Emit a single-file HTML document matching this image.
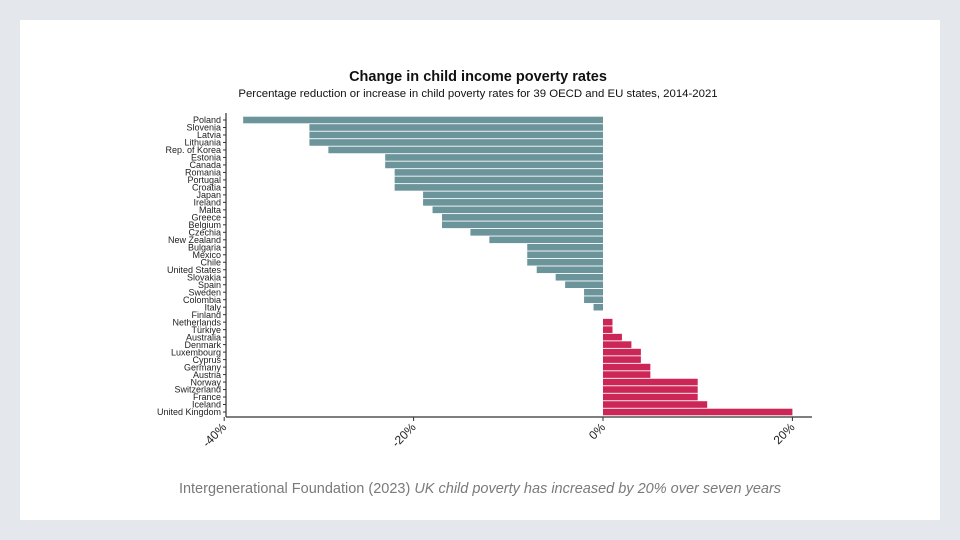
<!DOCTYPE html>
<html><head><meta charset="utf-8"><style>
body{margin:0;width:960px;height:540px;background:#e4e7ec;font-family:"Liberation Sans",sans-serif;overflow:hidden}
#card{position:absolute;left:20px;top:20px;width:920px;height:500px;background:#fff}
svg{position:absolute;left:0;top:0}
</style></head><body>
<div id="card"></div>
<svg id="chart" width="960" height="540">
<text x="478" y="81" text-anchor="middle" font-size="14.5" font-weight="bold" fill="#111">Change in child income poverty rates</text>
<text x="478" y="97" text-anchor="middle" font-size="11.4" fill="#111">Percentage reduction or increase in child poverty rates for 39 OECD and EU states, 2014-2021</text>
<text x="480" y="493" text-anchor="middle" font-size="14.5" fill="#7a7a7a">Intergenerational Foundation (2023) <tspan font-style="italic">UK child poverty has increased by 20% over seven years</tspan></text>
</svg>
<script>
const countries=["Poland","Slovenia","Latvia","Lithuania","Rep. of Korea","Estonia","Canada","Romania","Portugal","Croatia","Japan","Ireland","Malta","Greece","Belgium","Czechia","New Zealand","Bulgaria","Mexico","Chile","United States","Slovakia","Spain","Sweden","Colombia","Italy","Finland","Netherlands","Türkiye","Australia","Denmark","Luxembourg","Cyprus","Germany","Austria","Norway","Switzerland","France","Iceland","United Kingdom"];
const values=[-38,-31,-31,-31,-29,-23,-23,-22,-22,-22,-19,-19,-18,-17,-17,-14,-12,-8,-8,-8,-7,-5,-4,-2,-2,-1,0,1,1,2,3,4,4,5,5,10,10,10,11,20];
const tickValues=[-40,-20,0,20];
const tickLabels=["-40%","-20%","0%","20%"];
</script>
<script>
const svg=document.getElementById('chart');
const NS='http://www.w3.org/2000/svg';
const x0=603,pxPer=9.47;
function xs(v){return x0+v*pxPer;}
const top0=120,bottom0=412;
const step=(bottom0-top0)/(countries.length-1);
function ys(i){return top0+i*step;}
function mk(t,a){const e=document.createElementNS(NS,t);for(const k in a)e.setAttribute(k,a[k]);svg.appendChild(e);return e;}
countries.forEach((c,i)=>{
  const v=values[i],y=ys(i);
  const r=mk('rect',{x:Math.min(xs(0),xs(v)),y:y-3.3,width:Math.abs(xs(v)-xs(0)),height:6.6,fill:v<0?'#6b959b':'#cc2657'});
  
  
  const t=mk('text',{x:221,y:y+3.2,'text-anchor':'end','font-size':'9',fill:'#222'});
  t.textContent=c;
  
  
  const tk=mk('line',{x1:223,x2:226,y1:y,y2:y,stroke:'#333','stroke-width':1});
  
  
});
const ya=mk('line',{x1:226,x2:226,y1:113,y2:417,stroke:'#333','stroke-width':1.2});


const xa=mk('line',{x1:226,x2:812,y1:417,y2:417,stroke:'#333','stroke-width':1.2});


tickValues.forEach((v,i)=>{
  const x=xs(v);
  const l=mk('line',{x1:x,x2:x,y1:417,y2:421,stroke:'#333','stroke-width':1});
  
  
  const t=mk('text',{x:x+3,y:428,'text-anchor':'end','font-size':'12',fill:'#222',transform:`rotate(-45 ${x+3} 428)`});
  t.textContent=tickLabels[i];
  
  
});
</script>
</body></html>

■ ■ ■ ■ ■

WORK TO DO
Quote the data above in full and without alteration; skip the pictures.

FINISHED ANSWER
Emit a single-file HTML document matching this image.
<!DOCTYPE html>
<html><head><meta charset="utf-8"><style>
body{margin:0;width:960px;height:540px;background:#e4e7ec;font-family:"Liberation Sans",sans-serif;overflow:hidden}
#card{position:absolute;left:20px;top:20px;width:920px;height:500px;background:#fff}
svg{position:absolute;left:0;top:0}
</style></head><body>
<div id="card"></div>
<svg id="chart" width="960" height="540">
<text x="478" y="81" text-anchor="middle" font-size="14.5" font-weight="bold" fill="#111">Change in child income poverty rates</text>
<text x="478" y="97" text-anchor="middle" font-size="11.4" fill="#111">Percentage reduction or increase in child poverty rates for 39 OECD and EU states, 2014-2021</text>
<text x="480" y="493" text-anchor="middle" font-size="14.5" fill="#7a7a7a">Intergenerational Foundation (2023) <tspan font-style="italic">UK child poverty has increased by 20% over seven years</tspan></text>
</svg>
<script>
const countries=["Poland","Slovenia","Latvia","Lithuania","Rep. of Korea","Estonia","Canada","Romania","Portugal","Croatia","Japan","Ireland","Malta","Greece","Belgium","Czechia","New Zealand","Bulgaria","Mexico","Chile","United States","Slovakia","Spain","Sweden","Colombia","Italy","Finland","Netherlands","Türkiye","Australia","Denmark","Luxembourg","Cyprus","Germany","Austria","Norway","Switzerland","France","Iceland","United Kingdom"];
const values=[-38,-31,-31,-31,-29,-23,-23,-22,-22,-22,-19,-19,-18,-17,-17,-14,-12,-8,-8,-8,-7,-5,-4,-2,-2,-1,0,1,1,2,3,4,4,5,5,10,10,10,11,20];
const tickValues=[-40,-20,0,20];
const tickLabels=["-40%","-20%","0%","20%"];
</script>
<script>
const svg=document.getElementById('chart');
const NS='http://www.w3.org/2000/svg';
const x0=603,pxPer=9.47;
function xs(v){return x0+v*pxPer;}
const top0=120,bottom0=412;
const step=(bottom0-top0)/(countries.length-1);
function ys(i){return top0+i*step;}
function mk(t,a){const e=document.createElementNS(NS,t);for(const k in a)e.setAttribute(k,a[k]);svg.appendChild(e);return e;}
countries.forEach((c,i)=>{
  const v=values[i],y=ys(i);
  const r=mk('rect',{x:Math.min(xs(0),xs(v)),y:y-3.3,width:Math.abs(xs(v)-xs(0)),height:6.6,fill:v<0?'#6b959b':'#cc2657'});
  
  
  const t=mk('text',{x:221,y:y+3.2,'text-anchor':'end','font-size':'9',fill:'#222'});
  t.textContent=c;
  
  
  const tk=mk('line',{x1:223,x2:226,y1:y,y2:y,stroke:'#333','stroke-width':1});
  
  
});
const ya=mk('line',{x1:226,x2:226,y1:113,y2:417,stroke:'#333','stroke-width':1.2});


const xa=mk('line',{x1:226,x2:812,y1:417,y2:417,stroke:'#333','stroke-width':1.2});


tickValues.forEach((v,i)=>{
  const x=xs(v);
  const l=mk('line',{x1:x,x2:x,y1:417,y2:421,stroke:'#333','stroke-width':1});
  
  
  const t=mk('text',{x:x+3,y:428,'text-anchor':'end','font-size':'12',fill:'#222',transform:`rotate(-45 ${x+3} 428)`});
  t.textContent=tickLabels[i];
  
  
});
</script>
</body></html>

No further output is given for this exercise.